Models of in vitro spermatogenesis

Abstract

Understanding the mechanisms that lead to the differentiation of male germ cells from their spermatogonial stem cells through meiosis to give rise to mature haploid spermatozoa has been a major quest for many decades. Unlike most other cell types this differentiation process is more or less completely dependent upon the cells being located within the strongly structured niche provided by mature Sertoli cells within an intact seminiferous epithelium. While much new information is currently being obtained through the application and description of relevant gene mutations, there is still a considerable need for in vitro models with which to explore the mechanisms involved. Not only are systems of in vitro spermatogenesis important for understanding the basic science, they have marked pragmatic value in offering ex vivo systems for the artificial maturation of immature germ cells from male infertility patients, as well as providing opportunities for the transgenic manipulation of male germ cells. In this review, we have summarized literature relating to simplistic culturing of germ cells, co-cultures of germ cells with other cell types, especially with Sertoli cells, cultures of seminiferous tubule fragments, and briefly mention the opportunities of xenografting larger testicular pieces. The majority of methods are successful in allowing the differentiation of small steps in the progress of spermatogonia to spermatozoa; few tolerate the chromosomal reduction division through meiosis, and even fewer seem able to complete the complex morphogenesis which results in freely swimming spermatozoa. However, recent progress with complex culture environments, such as 3-d matrices, suggest that possibly success is now not too far away.

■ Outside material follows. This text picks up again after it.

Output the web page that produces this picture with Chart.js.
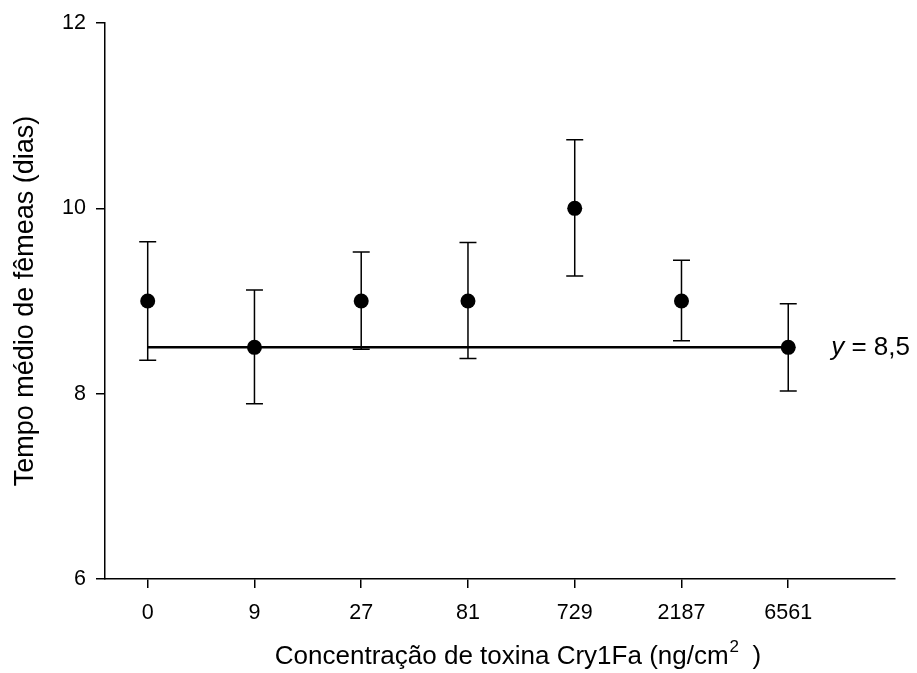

Figure 1. Cross-section of a seminiferous tubule from a mouse testis. Sertoli cells are specifically immunostained for transgenically overexpressed neurophysin. This image emphasizes clearly the different compartments (niches) in which Sertoli cells nurture specific groups of germ cells, and how the Sertoli cells effectively determine the architecture of the seminiferous epithelium.

Figure 2. Schematic diagram to illustrate the essential structure of the spermatogenic epithelium, its relation to the Leydig cells and interstitial space, and the manner in which the Sertoli cells determine the architecture of germ cell differentiation, as they progress from the tubule-enclosing basement membrane to the place of mature spermatozoa release in the tubule lumen (below).

Figure 3. Immunofluorescence microscopy to illustrate the gradual structural deterioration of the seminiferous epithelium in rat seminiferous tubules cultured in vitro for 24 h and 48 h. (A and B) are immunofluorescence images of intact cryosectioned adult rat testis, using the post-meiotic marker Dbil5 (previously endozepine-like peptide, ELP; green fluorophore). Sections were counterstained with the nuclei marker TO-PRO-3 Iodide (here red fluorophore). (Scale bar, 50µm). (C and D) represent cryosections of adult rat seminiferous tubules cultured for 24 h, as described, using the post-meiotic marker Dbil5 (red fluorophore) counterstained with DAPI (blue fluorophore), to show collapse of the tubule lumen and initial gradual mixing of different cell types within the seminiferous epithelium. (D) represents the phase-contrast image of the section in (C) in direct illumination. (E and F), as in (C and D), here cultured for 48 h. Note that now there is more substantial disruption of the epithelial structure, and the appearance of vacuoles. Nevertheless, the fact that the late spermatid marker Dbil5 is still quantitatively expressed in these tubules, shows that there has been no substantial cell death (also shown using apoptotic markers, not shown) and loss of sensitive late germ cell stages, even though there has been loss of lumen (arrows).

Figure 4. Intact adult rat testis (A-D) and in vitro cultured seminiferous tubules from adult rats (E-M), immunofluorescently labeled using the acrosome-specific lectin peanut agglutinin (PNA; red fluorophore) counterstained using the nuclear fluorophore DAPI (blue). (A) spermatogenic stage II-III; (B) spematogenic stage V-VI; (C) spermatogenic stage X-XI; (D) spermatogenic stage XIII-XIV. Note that the PNA highlights clearly the morphologically diverse phenotypes of the differentiating spermatids and the normal organization of the seminiferous epithelium. E-M: Cryosections from tubules cultured in vitro for 2 h (E-G), 24 h (H-J), and 48 h (K-M), as described. (E, H and K) represent so-called ‘pale’ sections of tubules, equivalent to spermatogenic stages IX to XIII; (F, I and L) correspond to ‘spot’, stages XIV to IV; (G, J and M) correspond to ‘dark’, stages VI to VIII. Note here that while there has been a degree of disruption to the organization of the seminiferous epithelium, this is not severe, although there is still loss of cells to the lumen and some disorganization of the epithelial structure.